Passée cette première et fort longue épreuve, on attend des mouvements suivants davantage d’humour, voire un peu de facilité champêtre... Malheureusement ni le Tempo di minuetto (au début assez criard et gâché de surcroît par de nets problèmes d’ensemble) ni même le Scherzo, ne tiennent ces promesses. On apprécie les couleurs variées cultivées par l’orchestre, mais là encore la narration perd beaucoup de son sens en route, réduite à une succession de détails sans logique. Répit momentané avec les appels du cor de postillon depuis la coulisse, mais l’ambiance reste bien factuelle, davantage distante que poétique, avant une rentrée de tout l’orchestre qui devrait se montrer roborative et n’est que brutale et clinquante.


Heureusement, entre à ce moment-là en scène la contralto suédoise Anna Larsson. Difficile de prétendre que cela transfigure une soirée jusqu’ici assez morose, mais quand même, on apprécie qu’il se passe enfin quelque chose de plus intéressant. Beaucoup de prestance, une stature impressionnante, une splendide robe de soie orange brodée d’or et puis surtout une voix qui remplit tout le volume du théâtre avec une tranquille assurance. Les mots du poème de Nietzsche se posent naturellement, absence de sophistication dans l’émission qui nous touche d’emblée. L’écrin orchestral pourrait être nettement plus passionnant mais qu’importe, on commence quand même à ressentir une fibre mahlérienne, qui providentiellement ne nous quittera plus. L’impact du chœur féminin et de la Maîtrise de Radio-France est amoindri par un positionnement acoustique peu favorable, mais le dialogue avec ce timbre de contralto très humain, quasi maternel, s’effectue tout en détente et en fluidité. Un passage où on commence enfin à apprécier la sereine bonhomie de Robert Spano.

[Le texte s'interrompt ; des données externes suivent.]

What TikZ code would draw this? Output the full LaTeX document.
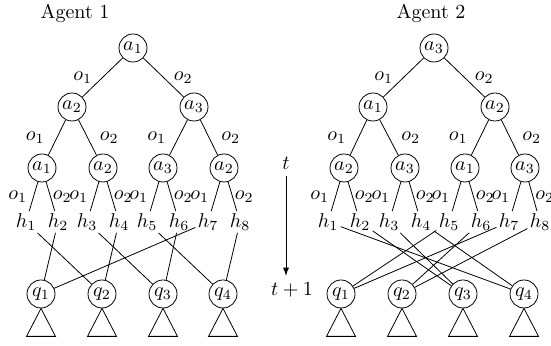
\documentclass[tikz,border=0pt]{standalone}
\usetikzlibrary{positioning}

\tikzset{
  act/.style={draw, circle, inner sep=0.5pt, minimum size=14pt},
  hist/.style={inner sep=1pt},
  olab/.style={inner sep=1pt},
}

\begin{document}
\begin{tikzpicture}[x=0.5pt, y=-0.5pt]
    \useasboundingbox (0,0) rectangle (551,346);
    % agent 1
    \node (title1) at (75,13) {Agent 1};
    \node[act] (A) at (133,48) {$a_1$};
    \node[act] (A1) at (72,107) {$a_2$};
    \node[act] (A2) at (194,107) {$a_3$};
    \node[act] (A11) at (42,168) {$a_1$};
    \node[act] (A12) at (103,168) {$a_2$};
    \node[act] (A21) at (163,168) {$a_3$};
    \node[act] (A22) at (224,168) {$a_2$};
    \draw (A) -- node[olab, left=4pt] {$o_1$} (A1);
    \draw (A) -- node[olab, right=4pt] {$o_2$} (A2);
    \draw (A1) -- node[olab, left=5pt] {$o_1$} (A11);
    \draw (A1) -- node[olab, right=5pt] {$o_2$} (A12);
    \draw (A2) -- node[olab, left=5pt] {$o_1$} (A21);
    \draw (A2) -- node[olab, right=5pt] {$o_2$} (A22);
    \foreach \i/\x in {1/26,2/58,3/87,4/119,5/147,6/179,7/208,8/240}
        \node[hist] (Ah\i) at (\x,222) {$h_\i$};
    \foreach \p/\l/\r in {A11/1/2, A12/3/4, A21/5/6, A22/7/8} {
        \draw (\p) -- node[olab, left=2pt] {$o_1$} (Ah\l);
        \draw (\p) -- node[olab, right=0pt] {$o_2$} (Ah\r);
    }
    \foreach \i/\x in {1/41,2/102,3/163,4/223}
        \node[act] (Aq\i) at (\x,294) {$q_\i$};
    \foreach \h/\q in {1/2,2/1,3/3,4/2,5/4,6/3,7/1,8/4}
        \draw (Ah\h) -- (Aq\q);
    \foreach \i in {1,...,4}
        \draw (Aq\i.south) -- ++(-14.5,28) -- ++(29,0) -- cycle;

    % time
    \node (t) at (286,163) {$t$};
    \node (tp) at (292,290) {$t+1$};
    \draw[-latex] (t.south) -- (t.south |- tp.north);

    % agent 2
    \node (title2) at (431,13) {Agent 2};
    \node[act] (B) at (434,48) {$a_3$};
    \node[act] (B1) at (373,107) {$a_1$};
    \node[act] (B2) at (495,107) {$a_2$};
    \node[act] (B11) at (344,168) {$a_2$};
    \node[act] (B12) at (405,168) {$a_3$};
    \node[act] (B21) at (465,168) {$a_1$};
    \node[act] (B22) at (525,168) {$a_3$};
    \draw (B) -- node[olab, left=4pt] {$o_1$} (B1);
    \draw (B) -- node[olab, right=4pt] {$o_2$} (B2);
    \draw (B1) -- node[olab, left=5pt] {$o_1$} (B11);
    \draw (B1) -- node[olab, right=5pt] {$o_2$} (B12);
    \draw (B2) -- node[olab, left=5pt] {$o_1$} (B21);
    \draw (B2) -- node[olab, right=5pt] {$o_2$} (B22);
    \foreach \i/\x in {1/328,2/360,3/389,4/421,5/449,6/481,7/509,8/540}
        \node[hist] (Bh\i) at (\x,222) {$h_\i$};
    \foreach \p/\l/\r in {B11/1/2, B12/3/4, B21/5/6, B22/7/8} {
        \draw (\p) -- node[olab, left=2pt] {$o_1$} (Bh\l);
        \draw (\p) -- node[olab, right=0pt] {$o_2$} (Bh\r);
    }
    \foreach \i/\x in {1/341,2/402,3/463,4/524}
        \node[act] (Bq\i) at (\x,294) {$q_\i$};
    \foreach \h/\q in {1/4,2/3,3/3,4/4,5/1,6/2,7/1,8/2}
        \draw (Bh\h) -- (Bq\q);
    \foreach \i in {1,...,4}
        \draw (Bq\i.south) -- ++(-14.5,28) -- ++(29,0) -- cycle;
\end{tikzpicture}
\end{document}
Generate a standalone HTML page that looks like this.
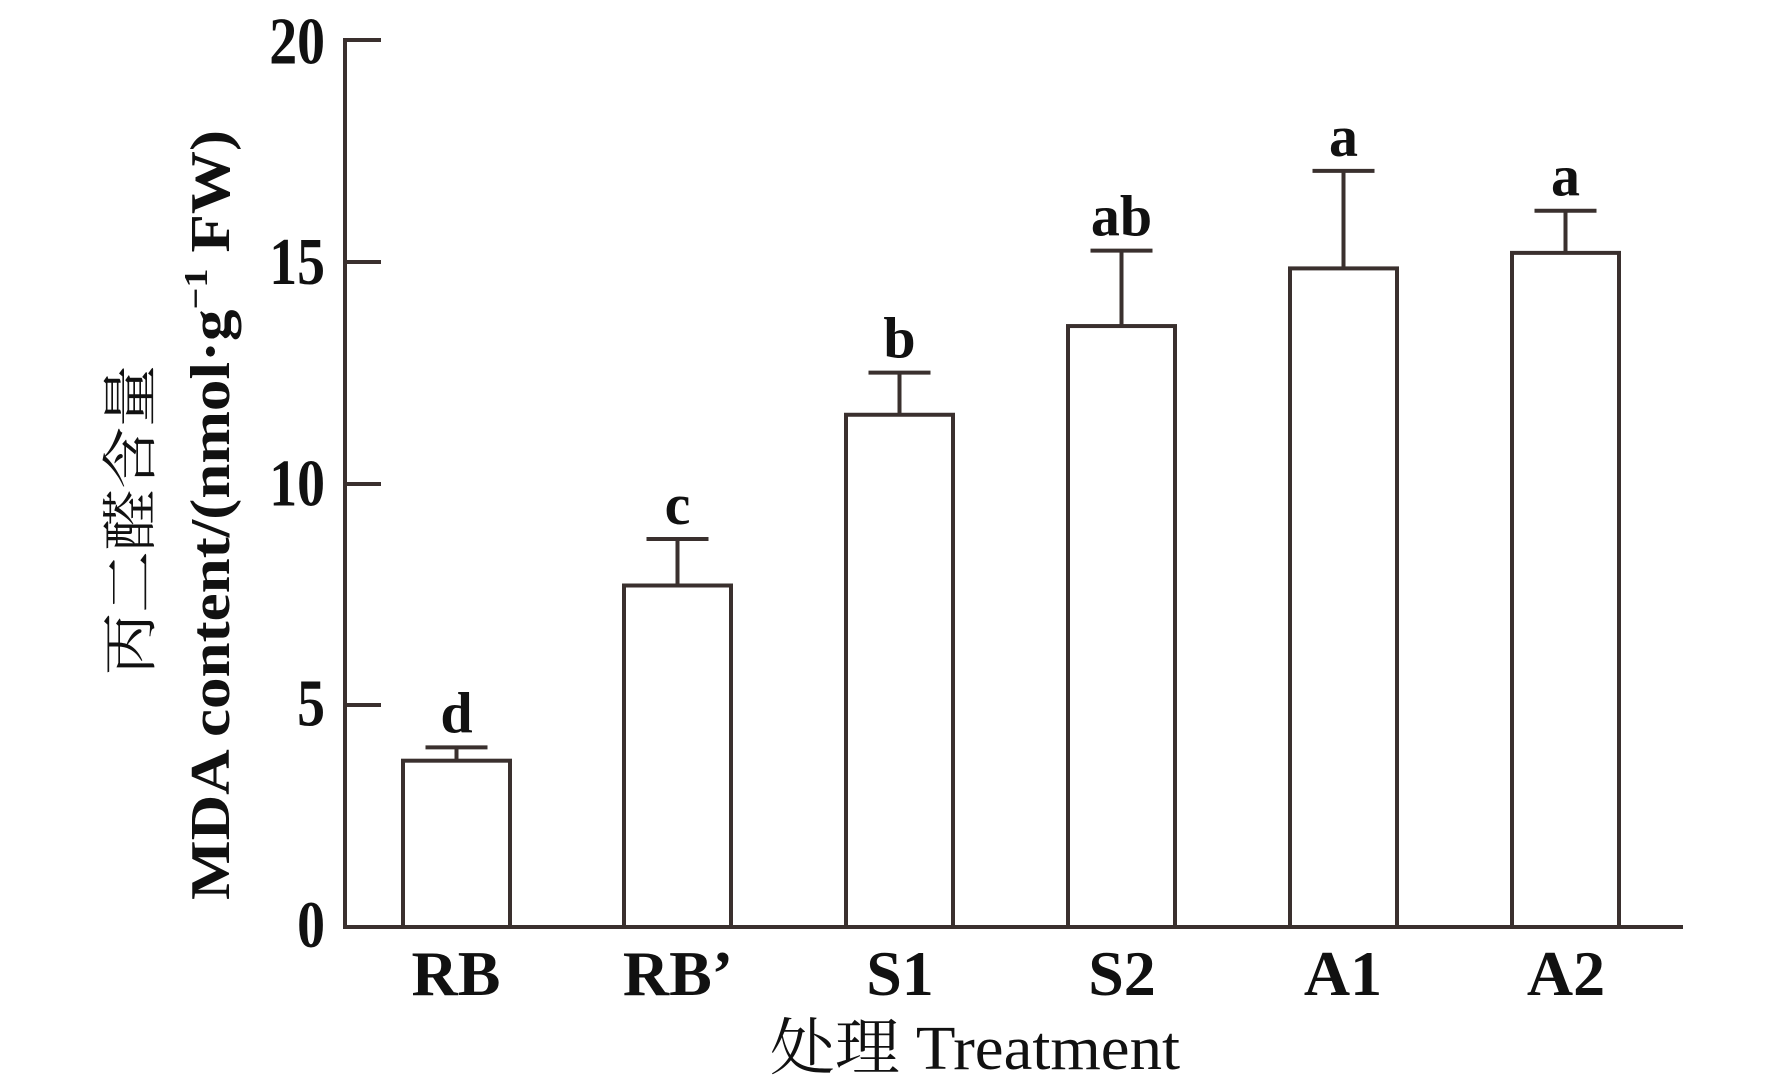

Et puis le long moment d’immersion hors du temps, tant attendu, du Langsam final, ne déçoit pas. A ce moment-clé l’absence d’emphase de la direction fonctionne bien, face à un texte qu’il faut se garder de charger de trop d’expression, sous peine d’en surcharger la suavité mélodique. Le dosage est parfait et nous vaut même quelques beaux frissons dans l’échine. A l’issue de cette symphonie particulièrement longue (et que Robert Spano n’a vraiment rien fait pour raccourcir) l’orchestre accuse quelques signe de fatigue mais les cuivres gardent globalement une très belle tenue et les cordes une sonorité avenante, même dans des aigus qu’il faut soutenir énergiquement. De quoi déclencher en définitive une très chaleureuse ovation.